(Rows from a dataset of charts and code)
━━━━━━━━━━━━━━━━━━━━

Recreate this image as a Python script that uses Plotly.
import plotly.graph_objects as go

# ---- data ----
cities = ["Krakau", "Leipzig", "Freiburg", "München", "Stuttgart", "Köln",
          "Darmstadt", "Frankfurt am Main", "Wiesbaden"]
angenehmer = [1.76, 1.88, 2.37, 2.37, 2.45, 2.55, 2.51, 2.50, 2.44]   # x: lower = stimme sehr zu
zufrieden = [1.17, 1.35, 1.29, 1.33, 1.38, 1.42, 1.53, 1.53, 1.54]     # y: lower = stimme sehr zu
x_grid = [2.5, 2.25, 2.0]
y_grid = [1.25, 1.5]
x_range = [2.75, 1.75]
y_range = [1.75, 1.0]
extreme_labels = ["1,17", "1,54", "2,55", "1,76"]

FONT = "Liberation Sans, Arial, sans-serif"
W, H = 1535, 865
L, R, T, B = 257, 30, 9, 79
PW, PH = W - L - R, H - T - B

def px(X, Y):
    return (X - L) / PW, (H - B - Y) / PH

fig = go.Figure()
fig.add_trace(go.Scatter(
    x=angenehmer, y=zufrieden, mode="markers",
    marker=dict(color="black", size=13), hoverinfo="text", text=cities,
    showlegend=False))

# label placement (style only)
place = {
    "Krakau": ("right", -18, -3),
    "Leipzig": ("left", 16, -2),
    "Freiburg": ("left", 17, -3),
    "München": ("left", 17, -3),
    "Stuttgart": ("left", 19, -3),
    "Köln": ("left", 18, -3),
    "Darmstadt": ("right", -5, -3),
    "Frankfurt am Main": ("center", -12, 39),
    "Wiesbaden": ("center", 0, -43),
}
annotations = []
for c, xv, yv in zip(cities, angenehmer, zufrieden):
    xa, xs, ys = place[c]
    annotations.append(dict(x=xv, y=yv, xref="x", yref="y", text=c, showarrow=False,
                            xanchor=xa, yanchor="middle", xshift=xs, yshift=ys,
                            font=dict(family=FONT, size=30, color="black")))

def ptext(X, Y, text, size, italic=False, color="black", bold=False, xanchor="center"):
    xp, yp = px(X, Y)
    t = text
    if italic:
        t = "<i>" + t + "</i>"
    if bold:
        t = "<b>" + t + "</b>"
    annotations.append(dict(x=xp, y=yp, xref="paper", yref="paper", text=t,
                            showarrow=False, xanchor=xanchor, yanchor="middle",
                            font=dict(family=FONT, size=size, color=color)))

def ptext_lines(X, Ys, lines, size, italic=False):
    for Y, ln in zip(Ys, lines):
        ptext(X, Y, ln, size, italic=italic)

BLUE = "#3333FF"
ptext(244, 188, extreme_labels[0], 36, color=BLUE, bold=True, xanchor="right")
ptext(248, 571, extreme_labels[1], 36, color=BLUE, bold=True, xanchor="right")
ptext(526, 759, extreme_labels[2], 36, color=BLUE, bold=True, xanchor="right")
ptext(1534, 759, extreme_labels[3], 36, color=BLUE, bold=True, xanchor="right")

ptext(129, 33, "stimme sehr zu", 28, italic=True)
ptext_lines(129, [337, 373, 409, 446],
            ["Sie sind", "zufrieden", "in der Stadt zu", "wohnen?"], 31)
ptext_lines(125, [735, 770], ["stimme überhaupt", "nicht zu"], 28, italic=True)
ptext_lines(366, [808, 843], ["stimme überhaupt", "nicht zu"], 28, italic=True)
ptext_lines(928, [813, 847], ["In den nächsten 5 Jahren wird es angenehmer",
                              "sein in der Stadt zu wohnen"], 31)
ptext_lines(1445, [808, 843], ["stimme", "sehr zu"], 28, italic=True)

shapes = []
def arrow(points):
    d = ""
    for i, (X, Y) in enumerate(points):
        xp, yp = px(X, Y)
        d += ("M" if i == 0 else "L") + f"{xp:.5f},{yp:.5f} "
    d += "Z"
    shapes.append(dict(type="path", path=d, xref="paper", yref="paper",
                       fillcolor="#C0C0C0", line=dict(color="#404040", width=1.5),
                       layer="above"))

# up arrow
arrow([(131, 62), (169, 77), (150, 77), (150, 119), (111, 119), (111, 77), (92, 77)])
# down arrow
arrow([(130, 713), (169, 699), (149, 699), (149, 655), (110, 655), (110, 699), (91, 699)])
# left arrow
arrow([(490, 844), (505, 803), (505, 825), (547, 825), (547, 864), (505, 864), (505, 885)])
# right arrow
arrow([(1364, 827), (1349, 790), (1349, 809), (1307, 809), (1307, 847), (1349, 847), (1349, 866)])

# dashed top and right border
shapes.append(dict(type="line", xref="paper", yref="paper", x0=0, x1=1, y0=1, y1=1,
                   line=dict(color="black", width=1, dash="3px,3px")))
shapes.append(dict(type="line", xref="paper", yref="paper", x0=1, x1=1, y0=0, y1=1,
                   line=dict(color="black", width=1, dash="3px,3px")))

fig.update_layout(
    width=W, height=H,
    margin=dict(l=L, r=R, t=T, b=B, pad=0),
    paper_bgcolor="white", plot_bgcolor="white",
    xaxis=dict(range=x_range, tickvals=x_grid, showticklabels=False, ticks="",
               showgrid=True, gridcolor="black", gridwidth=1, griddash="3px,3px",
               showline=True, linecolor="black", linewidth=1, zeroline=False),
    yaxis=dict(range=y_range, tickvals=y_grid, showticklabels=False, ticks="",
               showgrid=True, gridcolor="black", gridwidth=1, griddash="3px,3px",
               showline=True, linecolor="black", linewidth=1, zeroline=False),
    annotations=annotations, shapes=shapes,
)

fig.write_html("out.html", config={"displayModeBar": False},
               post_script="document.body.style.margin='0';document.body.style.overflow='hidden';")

━━━━━━━━━━━━━━━━━━━━

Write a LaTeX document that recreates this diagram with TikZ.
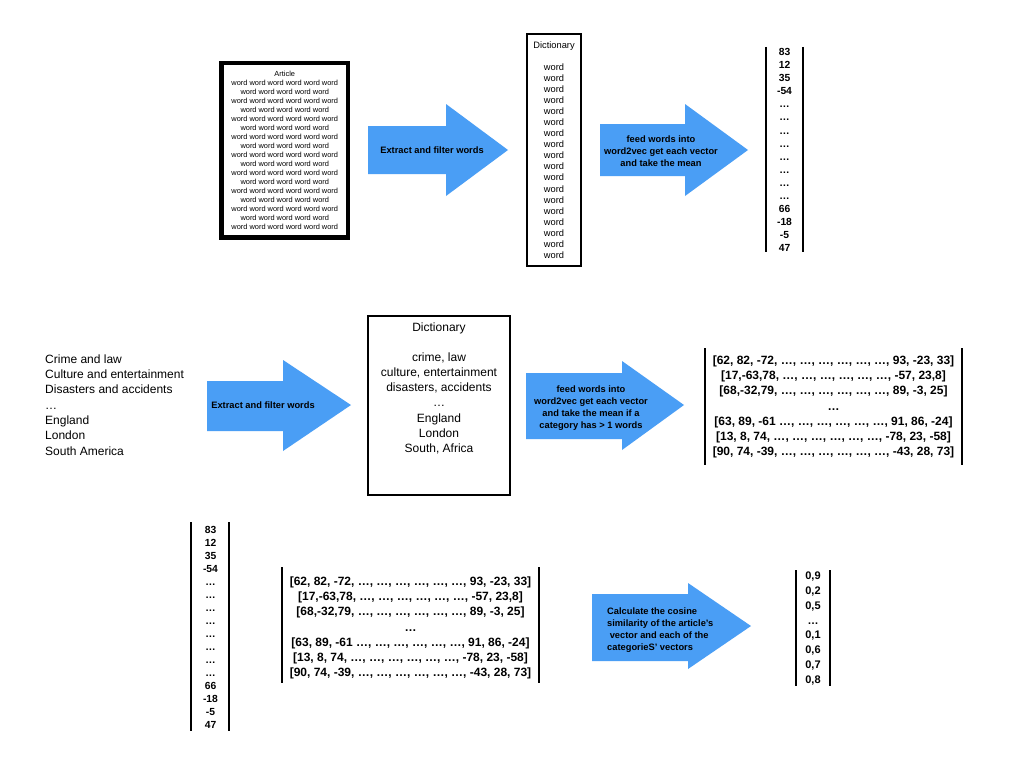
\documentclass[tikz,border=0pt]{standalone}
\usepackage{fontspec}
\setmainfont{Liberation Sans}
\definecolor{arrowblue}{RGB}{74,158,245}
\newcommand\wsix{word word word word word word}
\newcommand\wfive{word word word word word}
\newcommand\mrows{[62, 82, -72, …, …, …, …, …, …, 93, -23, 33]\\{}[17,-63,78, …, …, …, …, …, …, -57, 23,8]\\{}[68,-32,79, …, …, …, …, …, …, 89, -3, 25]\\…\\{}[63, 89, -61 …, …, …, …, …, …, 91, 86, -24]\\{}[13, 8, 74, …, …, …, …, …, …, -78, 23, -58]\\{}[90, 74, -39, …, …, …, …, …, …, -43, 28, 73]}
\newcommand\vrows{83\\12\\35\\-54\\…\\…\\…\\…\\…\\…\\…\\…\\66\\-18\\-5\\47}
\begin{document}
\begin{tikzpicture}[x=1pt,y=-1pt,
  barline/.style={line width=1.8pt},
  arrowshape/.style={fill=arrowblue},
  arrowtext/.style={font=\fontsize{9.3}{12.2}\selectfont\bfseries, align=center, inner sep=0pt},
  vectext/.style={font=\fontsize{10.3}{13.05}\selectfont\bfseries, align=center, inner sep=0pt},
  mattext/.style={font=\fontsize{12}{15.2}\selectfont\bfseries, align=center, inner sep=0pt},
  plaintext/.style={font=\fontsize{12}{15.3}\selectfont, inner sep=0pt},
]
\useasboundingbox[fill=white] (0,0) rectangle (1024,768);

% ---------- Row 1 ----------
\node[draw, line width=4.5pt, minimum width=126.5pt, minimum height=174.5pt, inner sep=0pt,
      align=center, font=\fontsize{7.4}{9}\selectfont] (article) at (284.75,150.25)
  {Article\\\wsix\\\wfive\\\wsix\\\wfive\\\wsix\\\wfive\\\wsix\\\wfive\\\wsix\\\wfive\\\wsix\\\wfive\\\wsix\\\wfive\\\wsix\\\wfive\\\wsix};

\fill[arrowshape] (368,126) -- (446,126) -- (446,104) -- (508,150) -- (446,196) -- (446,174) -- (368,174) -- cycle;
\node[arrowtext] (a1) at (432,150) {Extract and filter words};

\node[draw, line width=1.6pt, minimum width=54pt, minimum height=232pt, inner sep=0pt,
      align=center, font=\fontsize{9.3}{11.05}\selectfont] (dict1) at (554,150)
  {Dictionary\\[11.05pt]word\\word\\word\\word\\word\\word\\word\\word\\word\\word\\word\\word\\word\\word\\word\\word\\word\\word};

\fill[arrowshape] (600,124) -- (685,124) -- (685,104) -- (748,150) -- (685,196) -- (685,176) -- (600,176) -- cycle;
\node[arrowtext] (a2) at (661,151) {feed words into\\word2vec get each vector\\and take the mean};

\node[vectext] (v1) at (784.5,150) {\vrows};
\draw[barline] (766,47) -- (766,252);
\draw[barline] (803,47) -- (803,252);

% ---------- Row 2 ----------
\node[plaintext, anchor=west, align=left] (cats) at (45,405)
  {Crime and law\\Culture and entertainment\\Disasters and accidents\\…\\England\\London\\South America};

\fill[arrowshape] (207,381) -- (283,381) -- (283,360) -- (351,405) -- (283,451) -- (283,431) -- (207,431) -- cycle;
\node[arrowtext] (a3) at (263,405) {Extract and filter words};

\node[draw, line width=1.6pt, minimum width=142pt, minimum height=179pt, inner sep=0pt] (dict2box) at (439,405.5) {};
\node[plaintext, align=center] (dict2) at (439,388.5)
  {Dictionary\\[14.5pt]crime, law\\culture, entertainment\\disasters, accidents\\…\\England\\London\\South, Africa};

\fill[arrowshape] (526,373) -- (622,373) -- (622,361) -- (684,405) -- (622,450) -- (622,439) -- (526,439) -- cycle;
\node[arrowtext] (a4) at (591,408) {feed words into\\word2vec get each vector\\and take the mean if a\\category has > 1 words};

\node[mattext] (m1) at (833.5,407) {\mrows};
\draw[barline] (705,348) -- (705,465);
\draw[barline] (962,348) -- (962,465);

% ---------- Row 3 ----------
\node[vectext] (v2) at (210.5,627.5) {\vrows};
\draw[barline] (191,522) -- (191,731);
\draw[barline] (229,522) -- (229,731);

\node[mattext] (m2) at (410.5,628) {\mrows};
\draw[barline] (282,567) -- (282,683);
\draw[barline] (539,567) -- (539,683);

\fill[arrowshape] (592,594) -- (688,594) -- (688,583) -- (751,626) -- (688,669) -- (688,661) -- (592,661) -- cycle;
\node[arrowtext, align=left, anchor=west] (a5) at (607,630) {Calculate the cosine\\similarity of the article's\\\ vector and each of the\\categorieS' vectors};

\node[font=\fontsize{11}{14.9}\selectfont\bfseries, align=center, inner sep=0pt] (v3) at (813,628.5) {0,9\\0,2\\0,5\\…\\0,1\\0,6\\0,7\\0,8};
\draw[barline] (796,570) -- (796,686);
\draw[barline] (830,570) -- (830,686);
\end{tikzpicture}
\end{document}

━━━━━━━━━━━━━━━━━━━━

**SHORT PROBLEM**
Choose all lines containing the string "that" and copy them out.

**RESPONSE TO THE TASK**
Recreate this image as a Python script that uses Plotly.
Write a LaTeX document that recreates this diagram with TikZ.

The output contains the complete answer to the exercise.